To visualize this, imagine yourself in a bowl, and having that bowl filled with water. Well, that's basically what the Big Easy would be if a major hurricane were to strike there. Other areas were fearing the worst too. The Western Panhandle of Florida, which had not been hit by a major hurricane in almost ten years, still have nightmares about Hurricane Opal. People along the Gulf Coast of Alabama's last brush with a major storm was in September, 1979 with Hurricane Frederick slamming into Mobile Bay.
The ironic thing about the Gulf Coast of Alabama is that since Frederick's visit, the area has undergone significant development with hotels, condominiums, and beachfront homes lining much of the coast. This is particularly prevalent in the Gulf Shores area, which drew concern from Bob Sheets, former director of the National Hurricane Center, when he addressed a Congressional committee in the wake of hurricanes Andrew and Hugo.
Meanwhile, the Gulf Coast of Mississippi last experienced a major hurricane in 1985 with Hurricane Elena although it did get impacted by powerful Hurricane Georges in 1998, but as a Category Two Hurricane. Folks in that area still have bad memories from Hurricane Camille, which was the second of three Category Five Hurricanes to ever make landfall in the United States.

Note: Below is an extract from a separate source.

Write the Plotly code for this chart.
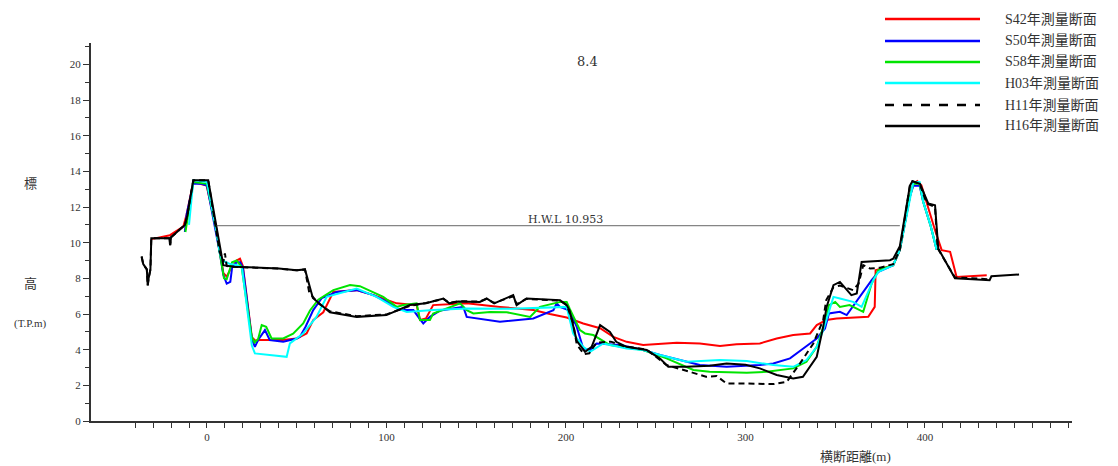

By this time, the hurricane force winds of Ivan extended out some 105 miles while its tropical storm force winds extended almost 300 miles. In other words, it was a massive storm that was much bigger and more powerful than Hurricane Charley and Hurricane Frances although Frances was closer in size. From the time it had emerged into the Gulf of Mexico as a Category Five Hurricane until the time it made landfall near Gulf Shores, Alabama, Ivan had dropped in intensity to a strong Category Three Hurricane with 130 mph winds.
Hurricane Ivan finally came ashore early Thursday morning September 16th between 2 :00 AM and 3:00 AM CDT. The houses, condos, and hotels that dotted Gulf Shores picturesque landscape laid in ruins as Ivan's winds and storm surge revealed major damage. Some homes were demolished while others were heavily damaged with walls ripped open leaving rooms exposed to more wind and rain. Not your ordinary litter was found in the streets.
You could find things such as air conditioners, ceiling fans, sinks, and beds lying in the street as if they were tossed around like rag dolls. Initial estimates had the storm surge ranging from six to eight feet above normal. Meanwhile, farther east in Florida, where storm surge can be much higher, the dome of water accompanying Ivan ranged from 10 to 16 feet above normal. Ivan's powerful Northeastern quadrant, which contains the storm's fiercest winds, spawn a number of tornadoes in the Sunshine State as well.
A section of Interstate 10 in Escambia County was washed out, leaving it impassable. Some 1.5 million customers in the directly affected area of the Gulf Coast were without power at landfall. The storm gradually wound down to a depression within 24 hours, but it spawned 114 tornadoes, which is the most by a hurricane since Hurricane Beulah in 1967. Hurricane Frances spawned 75 twisters earlier in the month. Heavy rains also came as a result of the storm as it combined with a low pressure system moving into the Northeastern United States.
The remnants of Ivan even affected parts of the Northeast including New Jersey. In South Plainfield, skies were cloudy for much of the day on Friday, and early Saturday morning, but there was no rain. Then, suddenly at 7:00 AM on Saturday morning September 18th, the skies opened up with torrential rains. Between 7:00 and 7:30 AM, 1.03 inches of rain fell on the town that lies some 30 miles to the South-Southwest of New York City. Meanwhile other parts of New Jersey received several inches of rain.
It was quite windy as well. Winds gusted as high as 49 mph at Newark International Airport during one of the lingering thunderstorms Ivan left behind. Farther west in Pittsburgh, Pennsylvania, heavy rains caused flooding. More than eight inches of rain fell in some areas from Georgia to Ohio. Tornadoes occurred as far north as Maryland as portions of Virginia and North Carolina were under the gun much of the afternoon on Friday, September 17th.
As of the time of this report, Hurricane Ivan had become the deadliest storm in the United States since Hurricane Floyd that occurred five years ago to the day in 1999. The storm left 54 dead throughout the Eastern United States, and that is in addition to the 70 or so people killed in the Caribbean for a total of about 124 deaths. Furthermore, the latest damage estimates have Ivan costing some $14.2 billion dollars. Hurricane Ivan has certainly left its mark not only in terms of power and fury, but also in respect to death and destruction as well.